Fritz And Claudine Kundrun Pledge $500,000 For U.S. Dressage Programs

Mar 26, 2015 - 7:15 AM
Fritz and Claudine Kundrun, pictured with U.S. Dressage Chef d'Equipe Robert Dover, pledged $500,000 to U.S. dressage programs this week if an additional $1 million is donated by other sources. Photo Alexandra Lynch for the USET Foundation.

Fritz and Claudine Kundrun had a front row seat to history when their horse Flim Flam helped the U.S. team to a bronze medal at the Sydney Olympic Games in 2000. Since then, they’ve been working to replicate that success. This week, they pledged $500,000 to the U.S. Equestrian Team for dressage programs, to match $1 million to be donated by other sponsors.

The sponsorship push is being called “The Dressage Challenge” by the U.S. Equestrian Team Foundation.

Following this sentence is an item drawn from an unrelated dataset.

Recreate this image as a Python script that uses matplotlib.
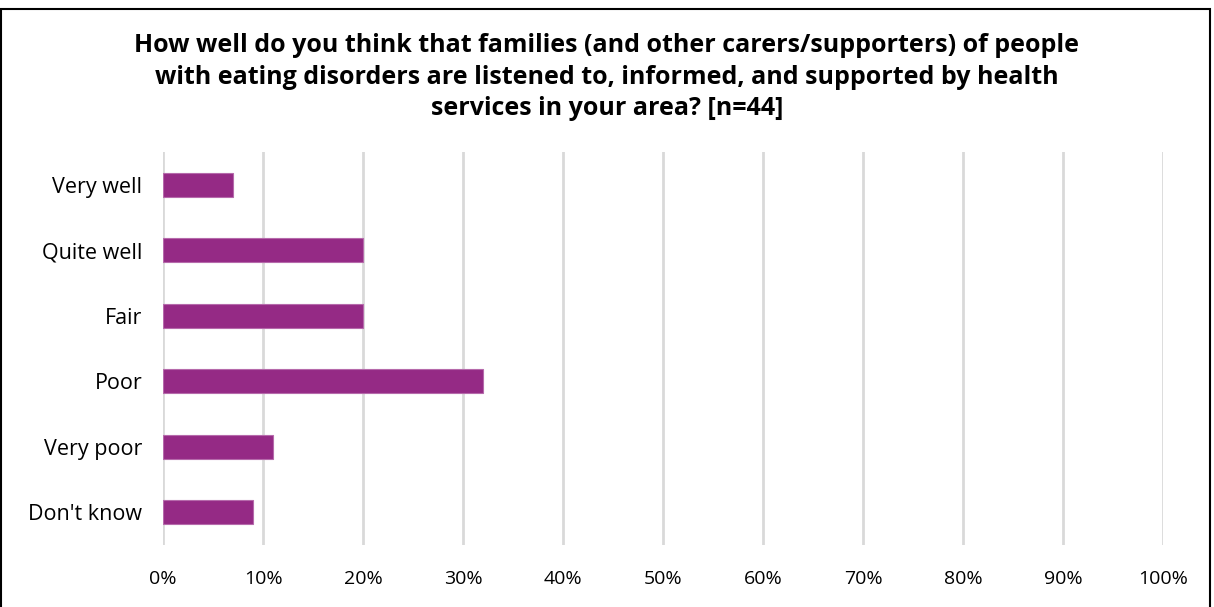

The total money raised could send more than 20 horse-and-rider combinations to Europe to train and compete this year. Commitments of $25,000 or more made by Dec. 31 are eligible for the Challenge and may be paid over a multi-year period. The Kundruns are matching $1 for every $2 donated by other sources, up to that $500,000 mark.

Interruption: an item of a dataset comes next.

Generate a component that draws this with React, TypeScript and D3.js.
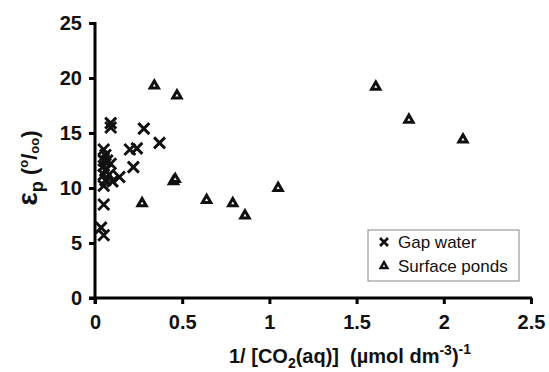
import React, { useEffect, useRef } from 'react';
import * as d3 from 'd3';

// Gap water samples
const gapX = [0.09, 0.09, 0.28, 0.37, 0.24, 0.2, 0.22, 0.14, 0.05, 0.06, 0.05, 0.07, 0.05, 0.09, 0.06, 0.05, 0.08, 0.06, 0.1, 0.05, 0.05, 0.035, 0.05];
const gapY = [15.9, 15.5, 15.4, 14.1, 13.6, 13.5, 11.9, 11.0, 13.5, 13.0, 12.5, 12.5, 12.0, 12.2, 11.6, 11.2, 11.2, 10.7, 10.6, 10.2, 8.5, 6.4, 5.7];

// Surface ponds samples
const pondX = [0.34, 0.47, 1.61, 1.8, 2.11, 1.05, 0.45, 0.46, 0.27, 0.64, 0.79, 0.86];
const pondY = [19.3, 18.4, 19.2, 16.2, 14.4, 10.0, 10.6, 10.8, 8.6, 8.9, 8.6, 7.5];

const xTicks = [0, 0.5, 1, 1.5, 2, 2.5];
const yTicks = [0, 5, 10, 15, 20, 25];
const legendLabels = ['Gap water', 'Surface ponds'];

const FONT = '"Liberation Sans", Arial, Helvetica, sans-serif';

const App = () => {
  const svgRef = useRef<SVGSVGElement>(null);

  useEffect(() => {
    const width = 549;
    const height = 372;
    const svg = d3.select(svgRef.current)
      .attr('width', width)
      .attr('height', height);
    svg.selectAll('*').remove();

    const x = d3.scaleLinear().domain([0, 2.5]).range([95, 531]);
    const y = d3.scaleLinear().domain([0, 25]).range([298, 23]);

    const g = svg.append('g').attr('font-family', FONT);

    // x axis
    const xAxis = g.append('g')
      .attr('transform', `translate(0,${y(0)})`)
      .call(d3.axisBottom(x).tickValues(xTicks).tickSize(6).tickFormat(d => String(d)));
    xAxis.select('.domain').attr('stroke-width', 3).attr('d', `M${x(0) - 6},0H${x(2.5) + 1}`);
    xAxis.selectAll('line').attr('stroke-width', 3);
    xAxis.selectAll('text')
      .attr('font-family', FONT)
      .attr('font-size', 20)
      .attr('font-weight', 'bold')
      .attr('fill', '#111')
      .attr('dy', '1.1em');

    // y axis
    const yAxis = g.append('g')
      .attr('transform', `translate(${x(0)},0)`)
      .call(d3.axisLeft(y).tickValues(yTicks).tickSize(6).tickFormat(d => String(d)));
    yAxis.select('.domain').attr('stroke-width', 3).attr('d', `M0,${y(25) - 1}V${y(0) + 6}`);
    yAxis.selectAll('line').attr('stroke-width', 3);
    yAxis.selectAll('text')
      .attr('font-family', FONT)
      .attr('font-size', 20)
      .attr('font-weight', 'bold')
      .attr('fill', '#111')
      .attr('x', -13);

    // gap water: crosses
    const cross = (s: number) => `M${-s},${-s}L${s},${s}M${-s},${s}L${s},${-s}`;
    g.append('g')
      .selectAll('path')
      .data(gapX.map((v, i) => [v, gapY[i]]))
      .join('path')
      .attr('transform', d => `translate(${x(d[0])},${y(d[1])})`)
      .attr('d', cross(5.5))
      .attr('stroke', '#111')
      .attr('stroke-width', 2.9)
      .attr('fill', 'none');

    // surface ponds: triangles
    const tri = d3.symbol().type(d3.symbolTriangle).size(30);
    g.append('g')
      .selectAll('path')
      .data(pondX.map((v, i) => [v, pondY[i]]))
      .join('path')
      .attr('transform', d => `translate(${x(d[0])},${y(d[1])})`)
      .attr('d', tri())
      .attr('stroke', '#111')
      .attr('stroke-width', 3)
      .attr('stroke-linejoin', 'miter')
      .attr('fill', '#fff');

    // legend
    const lg = g.append('g');
    lg.append('rect')
      .attr('x', 368).attr('y', 230).attr('width', 151).attr('height', 51)
      .attr('fill', '#fff').attr('stroke', '#888').attr('stroke-width', 1);
    lg.append('path')
      .attr('transform', 'translate(384,242)')
      .attr('d', cross(4))
      .attr('stroke', '#111').attr('stroke-width', 2.6).attr('fill', 'none');
    lg.append('path')
      .attr('transform', 'translate(384,266)')
      .attr('d', d3.symbol().type(d3.symbolTriangle).size(20)())
      .attr('stroke', '#111').attr('stroke-width', 2.4).attr('fill', '#fff');
    legendLabels.forEach((t, i) => {
      lg.append('text')
        .attr('x', 398).attr('y', 248 + i * 24)
        .attr('font-size', 17)
        .attr('fill', '#111')
        .text(t);
    });

    // x axis label
    const xl = g.append('text')
      .attr('x', 350).attr('y', 363)
      .attr('text-anchor', 'middle')
      .attr('font-size', 20)
      .attr('font-weight', 'bold')
      .attr('fill', '#111');
    xl.append('tspan').text('1/ [CO');
    xl.append('tspan').attr('font-size', 14).attr('dy', 5).text('2');
    xl.append('tspan').attr('dy', -5).text('(aq)]\u00a0\u00a0(\u00b5mol dm');
    xl.append('tspan').attr('font-size', 14).attr('dy', -8).text('-3');
    xl.append('tspan').attr('dy', 8).text(')');
    xl.append('tspan').attr('font-size', 14).attr('dy', -9).text('-1');

    // y axis label
    const yl = g.append('text')
      .attr('transform', 'translate(37,168) rotate(-90)')
      .attr('text-anchor', 'middle')
      .attr('font-weight', 'bold')
      .attr('fill', '#111');
    yl.append('tspan').attr('font-size', 28).text('\u03b5');
    yl.append('tspan').attr('font-size', 18).attr('dy', 6).text('p');
    yl.append('tspan').attr('font-size', 22).attr('dy', -6).text('\u00a0(');
    yl.append('tspan').attr('font-size', 13).attr('dy', -9).text('o');
    yl.append('tspan').attr('font-size', 22).attr('dy', 9).text('/');
    yl.append('tspan').attr('font-size', 13).attr('dy', 2).text('oo');
    yl.append('tspan').attr('font-size', 22).attr('dy', -2).text(')');
  }, []);

  return (
    <svg ref={svgRef} style={{ position: 'absolute', left: 0, top: 0, background: '#fff' }}></svg>
  );
};

export default App;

“In order to get to the Olympics, we need young people to go to Europe, to compete in international competition. It’s one thing here at [the Adequan Global Dressage Festival (Fla.)] or at local shows to get experience, but that’s really where the test of a young person and the horses is being made—in Europe, against the toughest and best competition,” said Fritz. “Let’s see whether we can become again a force internationally in dressage.”

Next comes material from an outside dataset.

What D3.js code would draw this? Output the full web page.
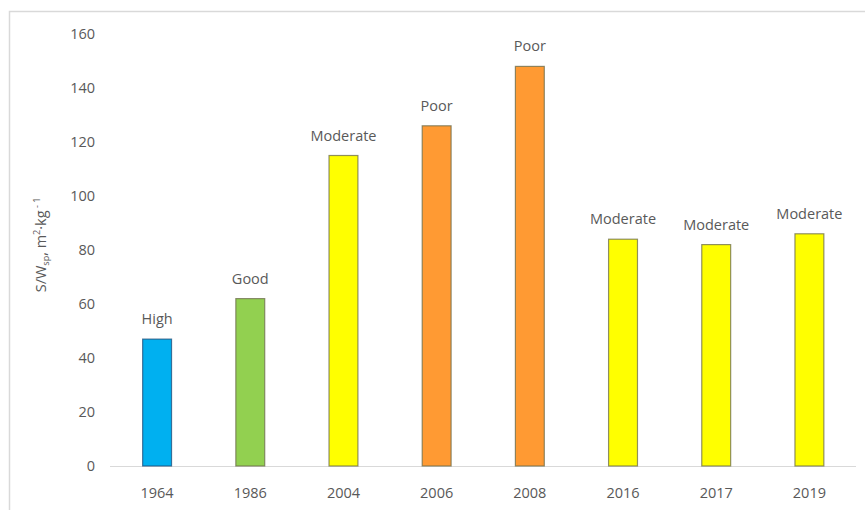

The Kundruns have a long history of involvement with the sport. Blinks worked for them for 24 years and, in addition to the Sydney Olympics, competed Flim Flam in the 1998 FEI World Equestrian Games in Rome and won team silver at the 2002 World Games in Spain.

The Kundruns currently sponsor Allison Brock, who is aiming for this year’s Pan American Games in Canada on their Hanoverian stallion Rosevelt (Rotspon—Lore, Lauries Crusader xx).

“I’m very busy with my job and work very hard, and my relaxation for my wife and I are our horses. We can afford to buy expensive horses and hire the very best trainers, and a lot of people cannot do that,” said Fritz. “Whenever I want to give up dressage and go to play billiards or something like that because I’m disappointed about the bills I have to pay and the many disappointments, then I go to Michael Barisone and talk to him for five minutes. He is full of enthusiasm, and I become a fan again. The same with Robert Dover. When I see what these guys are doing, especially Robert Dover, to bring along young people, I thought it would be a good idea to support that system.”

Though the Kundruns typically prefer to remain behind the scenes in their philanthropic efforts, Dover convinced them to step forward in the hopes that their generous pledge would incite others to contribute the matching $1 million to the USET.

“We have to make this sport a little more popular. You know, like football, baseball, horse jumping—that’s easy; you go to a stadium, and there are some horses jumping fences, and if the bar falls, it’s 4 points. Everybody understands that; it’s an exciting sport! But to watch the elegance of dressage is something even a layperson can understand. They see the harmony between rider and horse,” said Fritz. “If we find interest, we may find people of means who can do the same thing I have done: namely give some money and sponsor and help the sport.”

The Kundruns’ philanthropy extends from dressage horses to working animals in third world countries. Based in Pakistan after finishing his studies, Fritz witnessed the terrible conditions that animals faced in the city of Karachi. “I promised myself that if I had the means, I would try to make a difference. The Brooke does exactly that,” said Fritz.

He and his wife are now major donors to The Brooke, a London-based charity that seeks to better the lives of working horses, donkeys and mules. The organization educates and sends veterinarians into developing countries to help the animals’ owners care more effectively for them. The Kundruns financed The Brooke’s entry into Nepal and Ethiopia, as well as a project to bring water and shade to the marketplaces where donkeys previously stood for hours with no shelter.

The Kundruns spend half of each year at their farm in Charlottesville, Va., where Claudine also supports the Virginia Equine Welfare Society, an active rescue organization. The other six months are spent in Wellington, Fla., where Brock is currently competing Rosevelt at the ADGF. 

“The rider has to dedicate himself or herself totally. Otherwise, you cannot reach the top level,” said Fritz. “Look at Laura Graves; she came out of nowhere. She had a little foal, she loved him to death, and she trained with him and brought him to, in my opinion, one of the best dressage horse-and-rider combinations anywhere in the world.”

In addition to continuing their sponsorship of the USET and the charities that are meaningful to them, the Kundruns hope to see the United States win gold at the Pan American Games and secure a spot to compete at the 2016 Olympic Games in Brazil.

“It all sounds so beautiful, but it is filled with thorns and tears and disappointments,” said Fritz. “But you know, we have always stayed the course, and that’s what I would like to tell people to aspire to to be successful in this wonderful sport.”